“Rampage” gives “The Bad Batch” a little, well, one might call it a romp. We’re late enough in the season that it feels like it should be ramping up the stakes. It isn’t a bad episode, but it also feels like filler. The audience doesn’t learn anything. There also isn’t much growth for the team, aside from establishing a bit more sorrow over their departed teammate Crosshair.
The team seeks out Cid, who the Jedi used to work with a lot before the Emperor wiped them out. Cid peddles information that might be otherwise hard to get. Hunter and company want to know who was chasing them last week and hope that Cid might be able to identify her. Cid agrees to get them the information they need after they fix a problem for her. She needs them to rescue the kidnapped Muchi, who Zygerrian slave traders hold.
Things go awry in the rescue mission setting up yet another Omega saves the day scenario. I understand that Omega is a clone and comes from the same Jango Fett stock as Clone Force 99. She’s more advanced mentally and physically compared to her peers. That she frequently rescue her supposedly more experienced guardians is bothersome, however. You have to wonder if Clone Force 99 are the heroes here.
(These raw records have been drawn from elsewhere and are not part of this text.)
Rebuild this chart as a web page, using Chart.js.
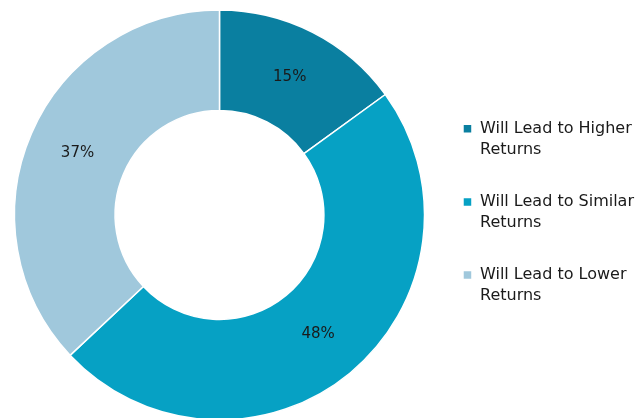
<!DOCTYPE html>
<html>
<head>
<meta charset="utf-8">
<script src="https://cdn.jsdelivr.net/npm/chart.js@4.4.1/dist/chart.umd.min.js"></script>
<style>
  html, body { margin: 0; padding: 0; background: #fff; overflow: hidden; }
  #wrap { position: relative; width: 644px; height: 418px; }
</style>
</head>
<body>
<div id="wrap"><canvas id="returns-chart"></canvas></div>
<script>
  'use strict'

  // Expected effect on returns
  var categories = [
    ['Will Lead to Higher', 'Returns'],
    ['Will Lead to Similar', 'Returns'],
    ['Will Lead to Lower', 'Returns']
  ]
  var shares = [15, 48, 37]
  var sliceColors = ['#0a7fa0', '#06a1c4', '#a0c8dc']

  var fontFamily = '"DejaVu Sans", sans-serif'

  // Percent labels at the middle of each slice
  var sliceLabels = {
    id: 'sliceLabels',
    afterDatasetsDraw: function (chart) {
      var ctx = chart.ctx
      var meta = chart.getDatasetMeta(0)
      ctx.save()
      ctx.font = '15px ' + fontFamily
      ctx.fillStyle = '#1a1a1a'
      ctx.textAlign = 'center'
      ctx.textBaseline = 'middle'
      meta.data.forEach(function (arc, i) {
        var p = arc.tooltipPosition()
        ctx.fillText(shares[i] + '%', p.x, p.y)
      })
      ctx.restore()
    }
  }

  var canvas = document.getElementById('returns-chart').getContext('2d')

  new Chart(canvas, {
    type: 'doughnut',
    data: {
      labels: categories,
      datasets: [{
        data: shares,
        backgroundColor: sliceColors,
        borderColor: '#ffffff',
        borderWidth: 1.5,
        radius: 205,
        cutout: 103
      }]
    },
    options: {
      responsive: true,
      maintainAspectRatio: false,
      animation: false,
      layout: {
        padding: { top: 12, left: 7, right: 0, bottom: 0 }
      },
      plugins: {
        tooltip: { enabled: false },
        legend: {
          position: 'right',
          labels: {
            boxWidth: 9,
            boxHeight: 9,
            padding: 31,
            color: '#1a1a1a',
            font: { family: fontFamily, size: 16, lineHeight: 1.32 }
          }
        }
      }
    },
    plugins: [sliceLabels]
  })
</script>
</body>
</html>
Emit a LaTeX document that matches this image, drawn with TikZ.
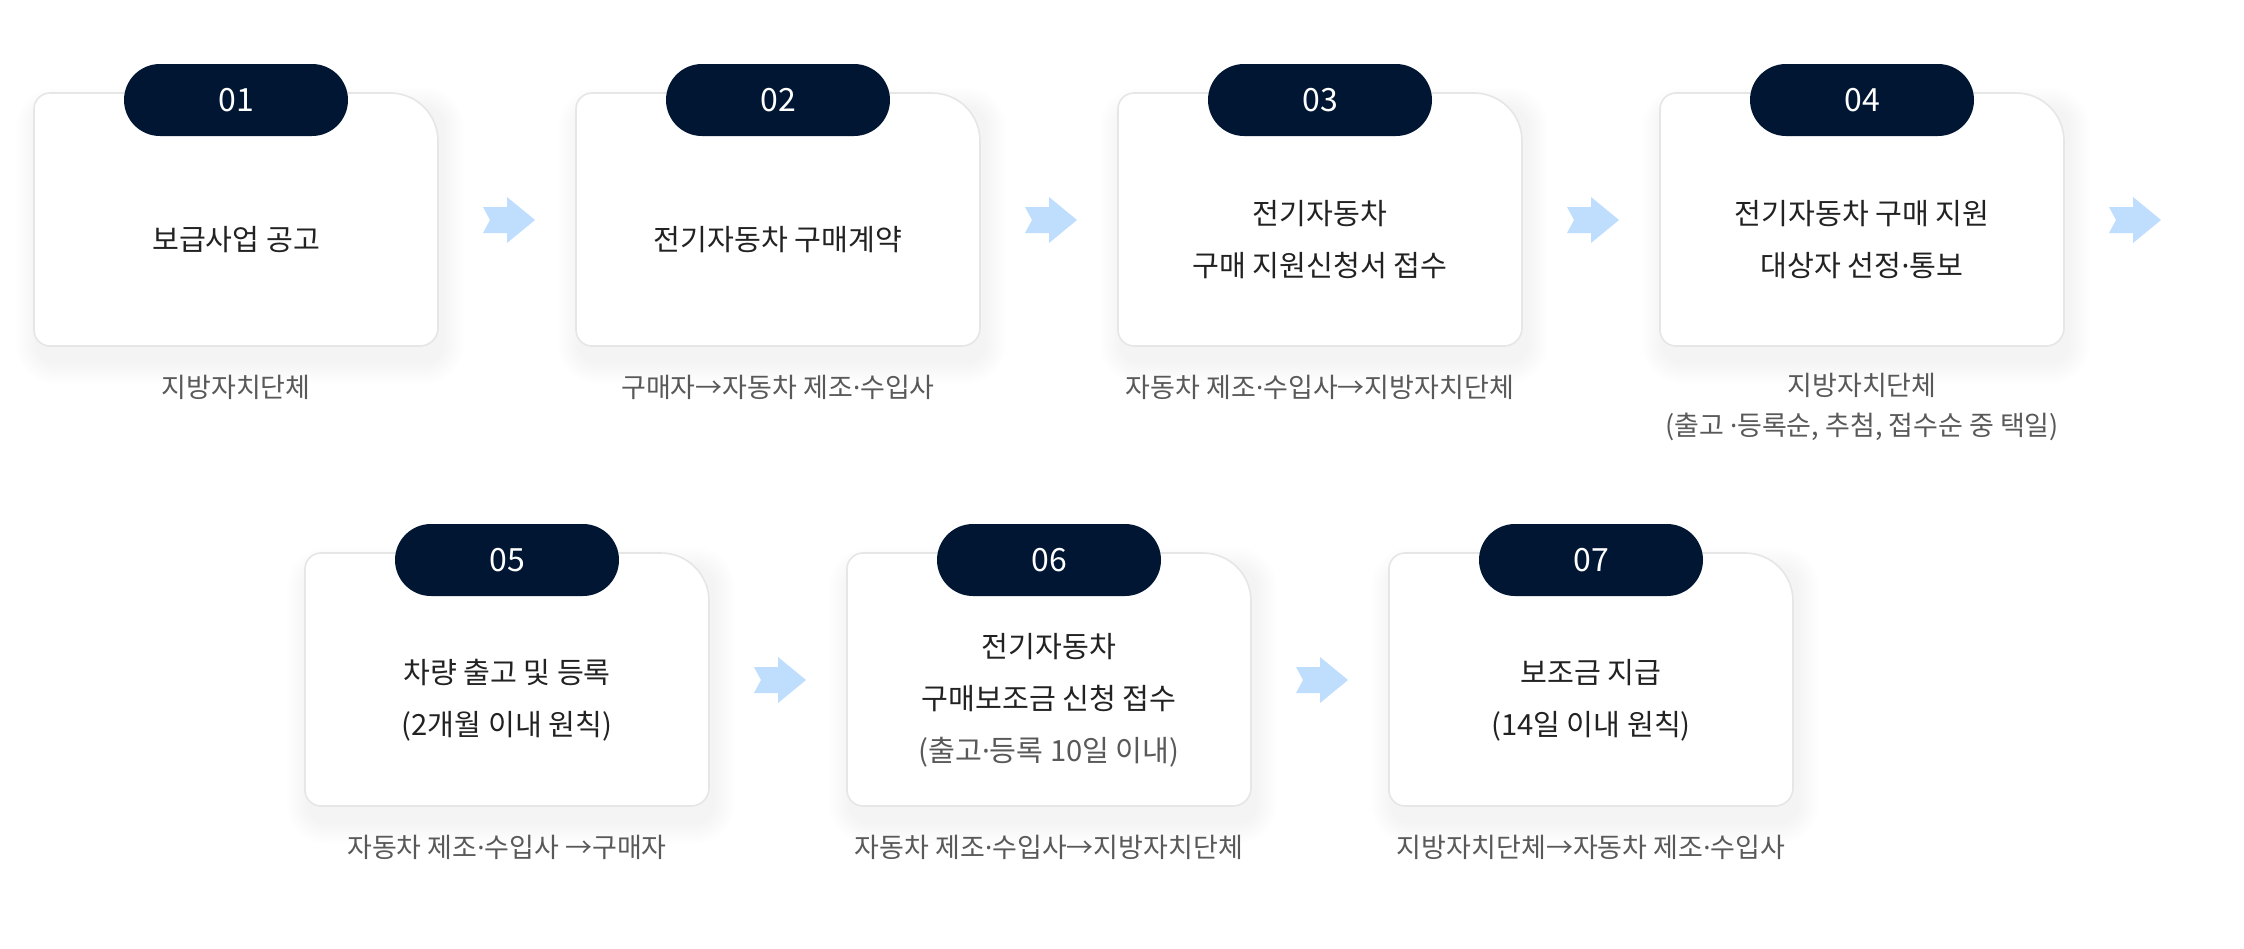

Eventually, Omega creates a distraction that allows the team to free themselves from captivity. It also frees Muchi, who is not the child we expected but instead a toddler Rancor. Reviews across the internet point out that Muchi is not the same Rancor we see in “Return of the Jedi”. The writers go out of their way to leave the audience thinking it is, though. Why else have Bib Fortuna retrieve Muchi for his boss Jabba? Is Jabba the only creature in the universe that keeps Rancors? Sure, not everything in the “Star Wars” canon needs to be directly connected. It doesn’t ring true to make an allusion and deny it, though.
Five episodes in, and I’m still waiting for this show to grab me. That’s a problem Dave Filoni’s other Star Wars series have not had. I think it’s because the themes exhibited here are beginning to feel overplayed in the Filoni “Star Wars” universe. With any show, you need a solid lead to connect with on an emotional level. “The Bad Batch” isn’t giving Hunter and company the space to achieve that, leaving them ineffective in most cases. Hopefully, the coming weeks will focus on why we started watching in the first place. The clone troopers who did it their way and now are on the run.